Building pricing changes into your terms from day one
The easiest way to handle this? Plan for it before you have legacy users.
Your terms of service should explicitly state that pricing can change with reasonable notice. Most SaaS companies include language like “We reserve the right to modify pricing with 60 days notice.”
This gives you legal cover and sets expectations early.
Consider including automatic price adjustment clauses tied to inflation or feature additions. Some companies build in annual 5% increases that customers accept upfront.
Avoid promising “lifetime” pricing unless you mean it. That language creates legal and ethical obligations that will haunt you later.
Be specific about what grandfathering means. Does it apply to the current plan only, or all future features? Does it expire after a certain period? Vague promises create messy situations.
Alternative approaches to traditional grandfathering
You don’t have to choose between indefinite grandfathering and forced migration.
Hybrid strategies that work:
- Feature-based grandfathering: Old price, old feature set.
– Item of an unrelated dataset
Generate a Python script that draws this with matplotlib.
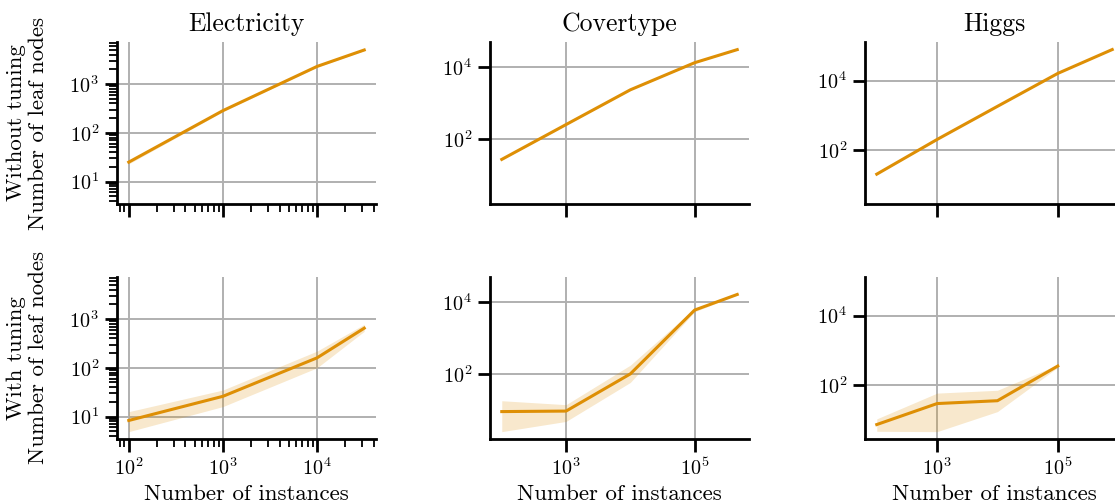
import matplotlib
matplotlib.use('Agg')
import matplotlib.pyplot as plt
from matplotlib.ticker import LogLocator, NullLocator

plt.rcParams.update({
    'font.family': 'serif',
    'font.serif': ['cmr10'],
    'mathtext.fontset': 'cm',
    'axes.formatter.use_mathtext': True,
    'axes.unicode_minus': False,
})

# ---------------- data ----------------
datasets = ["Electricity", "Covertype", "Higgs"]
row_labels = ["Without tuning\nNumber of leaf nodes", "With tuning\nNumber of leaf nodes"]
xlabel = "Number of instances"

# Electricity
elec_x = [1e2, 1e3, 1e4, 3.17e4]
elec_notune = [25, 285, 2300, 5000]
elec_notune_lo = [23, 272, 2220, 4850]
elec_notune_hi = [27, 298, 2380, 5150]
elec_tune_x = [1e2, 1e3, 1e4, 3.17e4]
elec_tune = [8.3, 26, 160, 650]
elec_tune_lo = [4.9, 16, 100, 560]
elec_tune_hi = [12.6, 35, 220, 780]

# Covertype
cov_x = [1e2, 1e3, 1e4, 1e5, 4.6e5]
cov_notune = [27, 250, 2300, 13000, 30000]
cov_notune_lo = [26, 242, 2250, 12700, 29500]
cov_notune_hi = [28, 258, 2350, 13300, 30500]
cov_tune_x = [1e2, 1e3, 1e4, 1e5, 4.6e5]
cov_tune = [9, 9.3, 100, 5900, 16000]
cov_tune_lo = [2.5, 4.8, 58, 5300, 15500]
cov_tune_hi = [18, 14, 175, 6600, 16500]

# Higgs
higgs_x = [1e2, 1e3, 1e4, 1e5, 8e5]
higgs_notune = [20, 200, 1800, 16000, 78000]
higgs_notune_lo = [19.5, 195, 1760, 15700, 77000]
higgs_notune_hi = [20.5, 205, 1840, 16300, 79000]
higgs_tune_x = [1e2, 1e3, 1e4, 1e5]
higgs_tune = [7.2, 29, 35, 350]
higgs_tune_lo = [4.6, 4.5, 17, 320]
higgs_tune_hi = [10.5, 58, 70, 380]

xticks = [[1e2, 1e3, 1e4], [1e3, 1e5], [1e3, 1e5]]
yticks = [[1e1, 1e2, 1e3], [1e2, 1e4], [1e2, 1e4]]
show_minor = [True, False, False]

series = [
    [(elec_x, elec_notune, elec_notune_lo, elec_notune_hi),
     (elec_tune_x, elec_tune, elec_tune_lo, elec_tune_hi)],
    [(cov_x, cov_notune, cov_notune_lo, cov_notune_hi),
     (cov_tune_x, cov_tune, cov_tune_lo, cov_tune_hi)],
    [(higgs_x, higgs_notune, higgs_notune_lo, higgs_notune_hi),
     (higgs_tune_x, higgs_tune, higgs_tune_lo, higgs_tune_hi)],
]

color = '#de8f05'

# ---------------- figure ----------------
FW, FH = 1115, 503
fig = plt.figure(figsize=(FW / 100, FH / 100), dpi=100)

lefts = [117, 490, 865]
W = 259
tops = [42, 277]
H = 162

for c in range(3):
    ax_top = fig.add_axes([lefts[c] / FW, (FH - tops[0] - H) / FH, W / FW, H / FH])
    ax_bot = fig.add_axes([lefts[c] / FW, (FH - tops[1] - H) / FH, W / FW, H / FH],
                          sharex=ax_top, sharey=ax_top)
    ax_top.set_xscale('log')
    ax_top.set_yscale('log')
    for r, ax in enumerate([ax_top, ax_bot]):
        x, y, lo, hi = series[c][r]
        ax.fill_between(x, lo, hi, color=color, alpha=0.2, lw=0)
        ax.plot(x, y, color=color, lw=2.2)
        ax.grid(True, which='major', color='#b0b0b0', lw=1.4)
        ax.set_axisbelow(True)
        for s in ['top', 'right']:
            ax.spines[s].set_visible(False)
        for s in ['left', 'bottom']:
            ax.spines[s].set_linewidth(2.0)
        ax.tick_params(which='major', length=9, width=2.0, labelsize=14.5, pad=4)
        ax.tick_params(which='minor', length=6, width=1.3)
        if r == 1:
            ax.set_xlabel(xlabel, fontsize=16.5, labelpad=4)
        if c == 0:
            ax.set_ylabel(row_labels[r], fontsize=16.5, linespacing=1.15)
            ax.yaxis.set_label_coords(-0.266, 0.5)
    ax_top.set_title(datasets[c], fontsize=18.5, pad=8)
    ax_top.tick_params(labelbottom=False)
    ax_top.set_xticks(xticks[c])
    ax_top.set_yticks(yticks[c])
    if show_minor[c]:
        ax_top.xaxis.set_minor_locator(LogLocator(base=10, subs=range(2, 10), numticks=20))
        ax_top.yaxis.set_minor_locator(LogLocator(base=10, subs=range(2, 10), numticks=20))
    else:
        ax_top.xaxis.set_minor_locator(NullLocator())
        ax_top.yaxis.set_minor_locator(NullLocator())

fig.savefig('out.png', dpi=100)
New features require upgrading.
- Time-limited grandfathering: Legacy pricing expires after 12 to 24 months with ample warning.
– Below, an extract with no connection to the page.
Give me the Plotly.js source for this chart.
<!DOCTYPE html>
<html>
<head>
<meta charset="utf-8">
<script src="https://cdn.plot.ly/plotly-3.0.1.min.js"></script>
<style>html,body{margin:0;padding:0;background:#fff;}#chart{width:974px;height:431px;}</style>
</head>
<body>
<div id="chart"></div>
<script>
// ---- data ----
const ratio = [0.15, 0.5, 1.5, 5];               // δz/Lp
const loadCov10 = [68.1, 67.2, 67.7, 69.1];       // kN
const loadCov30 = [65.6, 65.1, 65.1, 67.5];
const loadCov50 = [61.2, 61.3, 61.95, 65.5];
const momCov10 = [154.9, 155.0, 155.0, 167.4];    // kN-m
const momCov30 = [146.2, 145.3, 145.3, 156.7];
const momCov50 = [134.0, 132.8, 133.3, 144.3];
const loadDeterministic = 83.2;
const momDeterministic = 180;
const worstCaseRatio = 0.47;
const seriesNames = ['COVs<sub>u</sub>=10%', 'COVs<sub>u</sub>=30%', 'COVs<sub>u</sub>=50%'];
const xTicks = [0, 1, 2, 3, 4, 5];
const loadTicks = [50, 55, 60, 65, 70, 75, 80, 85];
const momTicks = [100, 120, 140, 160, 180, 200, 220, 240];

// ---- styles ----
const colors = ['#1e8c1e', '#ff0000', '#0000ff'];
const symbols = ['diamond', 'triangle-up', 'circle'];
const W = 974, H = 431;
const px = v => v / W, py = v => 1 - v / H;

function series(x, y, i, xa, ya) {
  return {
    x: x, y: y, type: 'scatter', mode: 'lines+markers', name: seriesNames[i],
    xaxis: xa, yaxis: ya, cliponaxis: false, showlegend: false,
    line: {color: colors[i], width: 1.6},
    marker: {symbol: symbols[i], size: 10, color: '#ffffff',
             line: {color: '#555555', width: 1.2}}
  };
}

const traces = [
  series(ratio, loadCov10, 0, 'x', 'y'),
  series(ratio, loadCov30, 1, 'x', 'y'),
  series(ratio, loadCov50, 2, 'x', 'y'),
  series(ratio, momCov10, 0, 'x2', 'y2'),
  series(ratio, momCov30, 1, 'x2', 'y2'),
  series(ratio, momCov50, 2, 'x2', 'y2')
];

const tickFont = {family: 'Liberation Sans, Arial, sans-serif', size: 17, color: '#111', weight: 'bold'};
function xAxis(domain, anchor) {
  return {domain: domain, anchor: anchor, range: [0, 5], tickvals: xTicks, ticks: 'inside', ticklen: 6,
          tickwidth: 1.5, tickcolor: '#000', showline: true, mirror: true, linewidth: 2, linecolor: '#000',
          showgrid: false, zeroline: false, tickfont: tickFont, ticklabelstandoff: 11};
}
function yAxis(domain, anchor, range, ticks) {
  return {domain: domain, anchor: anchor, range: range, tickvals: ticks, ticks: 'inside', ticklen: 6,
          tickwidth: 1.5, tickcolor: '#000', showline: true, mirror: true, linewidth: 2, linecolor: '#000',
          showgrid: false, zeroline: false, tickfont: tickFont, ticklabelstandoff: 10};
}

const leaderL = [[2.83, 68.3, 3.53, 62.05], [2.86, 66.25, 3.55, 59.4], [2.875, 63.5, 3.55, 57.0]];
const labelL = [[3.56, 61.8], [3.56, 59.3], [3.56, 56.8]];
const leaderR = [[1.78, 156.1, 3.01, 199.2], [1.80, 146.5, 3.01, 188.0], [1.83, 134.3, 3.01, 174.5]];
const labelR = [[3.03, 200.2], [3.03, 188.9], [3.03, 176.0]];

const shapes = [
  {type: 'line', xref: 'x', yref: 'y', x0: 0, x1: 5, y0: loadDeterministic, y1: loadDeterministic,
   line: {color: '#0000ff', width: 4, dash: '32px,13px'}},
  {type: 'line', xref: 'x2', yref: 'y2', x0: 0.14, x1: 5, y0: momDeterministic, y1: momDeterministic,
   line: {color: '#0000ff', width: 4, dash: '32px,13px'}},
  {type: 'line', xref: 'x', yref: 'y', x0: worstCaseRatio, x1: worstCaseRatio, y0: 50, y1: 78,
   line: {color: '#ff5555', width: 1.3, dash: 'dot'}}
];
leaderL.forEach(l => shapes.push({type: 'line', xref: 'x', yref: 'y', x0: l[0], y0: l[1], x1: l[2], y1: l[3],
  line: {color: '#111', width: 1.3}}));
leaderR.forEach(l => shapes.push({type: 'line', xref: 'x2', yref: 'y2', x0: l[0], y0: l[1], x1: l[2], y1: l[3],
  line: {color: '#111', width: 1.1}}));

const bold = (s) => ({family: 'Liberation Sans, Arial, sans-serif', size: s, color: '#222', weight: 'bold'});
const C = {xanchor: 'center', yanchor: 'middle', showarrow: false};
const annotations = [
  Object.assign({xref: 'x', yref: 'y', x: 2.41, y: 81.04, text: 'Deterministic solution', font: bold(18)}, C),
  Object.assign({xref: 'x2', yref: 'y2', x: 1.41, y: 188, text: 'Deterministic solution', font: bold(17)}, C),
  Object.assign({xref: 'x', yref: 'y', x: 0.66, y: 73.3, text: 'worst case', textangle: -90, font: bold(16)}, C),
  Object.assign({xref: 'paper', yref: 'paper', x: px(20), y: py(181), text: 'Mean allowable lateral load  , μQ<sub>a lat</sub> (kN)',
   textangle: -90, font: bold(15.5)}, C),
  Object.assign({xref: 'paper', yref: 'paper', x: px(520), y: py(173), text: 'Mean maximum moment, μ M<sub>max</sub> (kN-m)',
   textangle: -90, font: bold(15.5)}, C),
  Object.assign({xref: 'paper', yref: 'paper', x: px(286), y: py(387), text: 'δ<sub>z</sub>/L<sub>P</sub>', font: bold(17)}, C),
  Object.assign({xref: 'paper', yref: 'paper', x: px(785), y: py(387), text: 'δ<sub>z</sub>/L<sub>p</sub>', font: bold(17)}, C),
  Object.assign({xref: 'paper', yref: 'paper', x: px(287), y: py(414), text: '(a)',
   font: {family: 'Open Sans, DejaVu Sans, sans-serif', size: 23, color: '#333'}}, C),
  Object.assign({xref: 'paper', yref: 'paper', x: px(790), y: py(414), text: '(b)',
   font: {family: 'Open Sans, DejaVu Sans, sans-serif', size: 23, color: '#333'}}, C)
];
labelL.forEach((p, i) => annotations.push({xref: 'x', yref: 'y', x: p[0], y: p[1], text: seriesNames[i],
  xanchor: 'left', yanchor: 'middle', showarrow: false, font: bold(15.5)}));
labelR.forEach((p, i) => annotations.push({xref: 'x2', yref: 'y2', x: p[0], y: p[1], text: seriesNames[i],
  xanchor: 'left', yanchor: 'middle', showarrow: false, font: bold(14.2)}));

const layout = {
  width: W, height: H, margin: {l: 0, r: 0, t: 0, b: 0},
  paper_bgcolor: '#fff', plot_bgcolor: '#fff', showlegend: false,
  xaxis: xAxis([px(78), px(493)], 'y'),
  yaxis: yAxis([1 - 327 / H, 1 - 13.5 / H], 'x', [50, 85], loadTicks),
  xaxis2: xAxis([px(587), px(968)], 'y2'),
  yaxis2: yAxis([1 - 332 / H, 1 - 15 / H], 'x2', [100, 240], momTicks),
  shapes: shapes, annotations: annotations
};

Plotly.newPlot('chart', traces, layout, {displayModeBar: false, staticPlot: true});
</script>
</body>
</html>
- Usage-based graduation: Customers keep their rate until they exceed certain usage thresholds.
- Cohort pricing: Each signup cohort gets locked pricing for a set period, then migrates together.
- Opt-in upgrades: Offer compelling new features only available at higher tiers. Let value drive migration.
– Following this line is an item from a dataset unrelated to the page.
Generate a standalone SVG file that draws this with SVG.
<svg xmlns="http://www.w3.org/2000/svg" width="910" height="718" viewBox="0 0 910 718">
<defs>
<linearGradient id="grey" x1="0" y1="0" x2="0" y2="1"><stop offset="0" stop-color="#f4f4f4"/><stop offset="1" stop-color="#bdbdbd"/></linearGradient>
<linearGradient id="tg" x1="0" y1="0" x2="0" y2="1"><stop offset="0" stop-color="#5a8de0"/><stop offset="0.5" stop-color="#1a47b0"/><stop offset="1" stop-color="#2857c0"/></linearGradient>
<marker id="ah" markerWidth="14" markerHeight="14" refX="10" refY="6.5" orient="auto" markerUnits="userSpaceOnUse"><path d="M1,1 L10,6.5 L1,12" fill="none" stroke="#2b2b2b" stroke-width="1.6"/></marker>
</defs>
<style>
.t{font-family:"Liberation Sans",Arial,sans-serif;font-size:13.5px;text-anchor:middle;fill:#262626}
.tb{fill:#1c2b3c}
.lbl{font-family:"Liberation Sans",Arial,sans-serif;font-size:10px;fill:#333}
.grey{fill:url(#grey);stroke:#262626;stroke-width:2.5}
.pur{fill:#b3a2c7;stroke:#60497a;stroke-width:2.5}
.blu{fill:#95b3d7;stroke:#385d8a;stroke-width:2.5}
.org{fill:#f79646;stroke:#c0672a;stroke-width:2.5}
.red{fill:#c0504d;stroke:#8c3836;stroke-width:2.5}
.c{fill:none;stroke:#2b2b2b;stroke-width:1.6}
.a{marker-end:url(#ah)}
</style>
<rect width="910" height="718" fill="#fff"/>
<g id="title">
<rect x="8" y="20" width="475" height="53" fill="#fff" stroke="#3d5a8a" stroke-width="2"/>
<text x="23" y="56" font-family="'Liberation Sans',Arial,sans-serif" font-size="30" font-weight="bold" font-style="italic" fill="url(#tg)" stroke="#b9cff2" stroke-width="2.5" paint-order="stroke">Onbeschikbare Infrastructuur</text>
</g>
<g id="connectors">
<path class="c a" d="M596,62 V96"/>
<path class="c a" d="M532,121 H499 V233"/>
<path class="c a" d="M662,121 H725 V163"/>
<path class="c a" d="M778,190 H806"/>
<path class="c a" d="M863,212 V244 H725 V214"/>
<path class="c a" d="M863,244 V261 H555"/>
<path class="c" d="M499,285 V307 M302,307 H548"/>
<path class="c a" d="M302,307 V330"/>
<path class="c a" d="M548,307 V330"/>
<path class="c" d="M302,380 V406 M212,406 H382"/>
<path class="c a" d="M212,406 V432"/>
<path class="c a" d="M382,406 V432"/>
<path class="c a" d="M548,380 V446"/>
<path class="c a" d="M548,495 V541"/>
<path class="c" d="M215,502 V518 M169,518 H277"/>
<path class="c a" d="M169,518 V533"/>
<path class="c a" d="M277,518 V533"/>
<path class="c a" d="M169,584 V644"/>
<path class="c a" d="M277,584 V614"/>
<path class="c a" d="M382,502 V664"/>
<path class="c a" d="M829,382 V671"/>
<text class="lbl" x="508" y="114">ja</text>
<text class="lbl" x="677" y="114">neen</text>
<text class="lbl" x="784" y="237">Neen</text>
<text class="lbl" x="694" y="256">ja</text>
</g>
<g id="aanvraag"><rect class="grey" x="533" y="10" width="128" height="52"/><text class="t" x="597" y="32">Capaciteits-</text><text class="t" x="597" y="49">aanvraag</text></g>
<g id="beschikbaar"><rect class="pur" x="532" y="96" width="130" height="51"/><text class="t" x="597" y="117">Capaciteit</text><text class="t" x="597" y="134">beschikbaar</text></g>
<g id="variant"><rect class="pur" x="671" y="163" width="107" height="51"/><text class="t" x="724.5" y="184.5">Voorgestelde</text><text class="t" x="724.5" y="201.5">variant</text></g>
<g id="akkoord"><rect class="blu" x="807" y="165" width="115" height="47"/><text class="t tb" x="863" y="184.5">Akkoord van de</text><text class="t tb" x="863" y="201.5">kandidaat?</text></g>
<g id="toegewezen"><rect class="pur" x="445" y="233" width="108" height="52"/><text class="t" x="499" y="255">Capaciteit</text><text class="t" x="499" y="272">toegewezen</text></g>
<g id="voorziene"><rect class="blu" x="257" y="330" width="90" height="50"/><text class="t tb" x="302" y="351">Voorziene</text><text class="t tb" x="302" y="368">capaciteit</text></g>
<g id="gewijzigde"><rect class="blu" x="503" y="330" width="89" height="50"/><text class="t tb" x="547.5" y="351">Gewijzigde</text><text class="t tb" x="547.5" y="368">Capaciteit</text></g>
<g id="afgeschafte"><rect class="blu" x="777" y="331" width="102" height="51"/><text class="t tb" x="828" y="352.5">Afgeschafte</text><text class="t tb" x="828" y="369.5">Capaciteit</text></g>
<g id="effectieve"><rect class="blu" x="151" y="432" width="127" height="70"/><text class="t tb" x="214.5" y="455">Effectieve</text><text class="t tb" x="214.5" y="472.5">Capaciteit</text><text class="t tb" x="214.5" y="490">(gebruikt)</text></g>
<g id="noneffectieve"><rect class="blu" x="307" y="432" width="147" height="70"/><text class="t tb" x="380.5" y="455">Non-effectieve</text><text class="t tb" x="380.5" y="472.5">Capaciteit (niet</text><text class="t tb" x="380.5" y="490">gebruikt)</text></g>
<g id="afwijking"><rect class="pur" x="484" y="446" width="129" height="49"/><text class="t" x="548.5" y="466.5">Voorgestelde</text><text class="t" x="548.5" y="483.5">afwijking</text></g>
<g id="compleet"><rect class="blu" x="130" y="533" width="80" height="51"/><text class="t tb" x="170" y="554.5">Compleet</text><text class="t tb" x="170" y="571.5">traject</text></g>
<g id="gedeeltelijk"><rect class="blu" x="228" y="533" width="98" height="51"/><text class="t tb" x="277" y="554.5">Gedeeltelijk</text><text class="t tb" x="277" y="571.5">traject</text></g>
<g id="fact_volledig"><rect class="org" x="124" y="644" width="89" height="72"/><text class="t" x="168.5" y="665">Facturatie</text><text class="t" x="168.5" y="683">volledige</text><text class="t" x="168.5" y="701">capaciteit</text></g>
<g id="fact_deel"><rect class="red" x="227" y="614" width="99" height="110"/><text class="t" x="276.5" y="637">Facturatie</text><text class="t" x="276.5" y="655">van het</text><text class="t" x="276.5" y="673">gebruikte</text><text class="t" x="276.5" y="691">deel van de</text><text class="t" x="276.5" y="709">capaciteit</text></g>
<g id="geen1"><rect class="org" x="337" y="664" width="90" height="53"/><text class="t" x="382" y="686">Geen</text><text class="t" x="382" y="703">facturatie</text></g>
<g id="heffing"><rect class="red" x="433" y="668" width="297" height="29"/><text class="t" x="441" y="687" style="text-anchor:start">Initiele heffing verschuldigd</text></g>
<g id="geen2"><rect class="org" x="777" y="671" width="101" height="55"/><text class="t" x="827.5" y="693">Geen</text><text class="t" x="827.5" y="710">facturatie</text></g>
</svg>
Some companies use grandfathering as a retention tool rather than a permanent state. If a customer threatens to churn, offering to restore their legacy rate for six months can save the relationship while you improve the product.
Others create “founder” or “early supporter” tiers that sit between legacy and current pricing. This acknowledges early users without maintaining the full gap.
The goal is finding a sustainable middle ground that respects early customers without crippling your growth.
Making the decision that fits your stage
There’s no universal answer. The right choice depends on where you are.
Pre-$10k MRR: Grandfather generously. You need every customer and every testimonial. Revenue optimization comes later.
$10k to $100k MRR: Set expiration dates on legacy pricing. Give 12 to 18 months, then migrate everyone. Use this period to prove value.
$100k to $1M MRR: Migrate systematically with value-based upgrades. You have enough customers that losing 15% to 20% won’t kill you, and the revenue gain funds growth.
$1M+ MRR: Segment ruthlessly. Grandfather your top 5% by value, migrate everyone else. Negotiate custom enterprise deals for strategic accounts.
Your investor situation matters too. If you’re bootstrapped, you can prioritize customer relationships over growth metrics. If you’re venture-backed, investors will push you toward revenue optimization.
Your pricing reflects your product’s evolution
Pricing should evolve as your product does.
The $29 tool you launched was different from the $79 platform you run today. Your early users bought a scrappy MVP. Your current customers get a mature product with years of improvements.
Asking everyone to pay the same rate ignores that reality.
Grandfathering made sense when you were proving yourself. But at some point, your product earned the right to charge what it’s worth.
The question isn’t whether to change pricing. It’s how to do it in a way that respects the people who got you here while building the business you need for tomorrow.
Most founders wait too long to address this. They let legacy pricing linger until the revenue gap becomes a crisis. Then they’re forced into rushed migrations that damage relationships.
Start planning your approach now. Set clear policies, communicate them transparently, and build pricing evolution into your customer relationships from the beginning.
Your early users deserve respect and gratitude. But they don’t deserve to subsidize their accounts forever at the expense of your company’s health.
Find the balance that works for your specific situation, document your reasoning, and execute with empathy. That’s how you honor the past while building the future.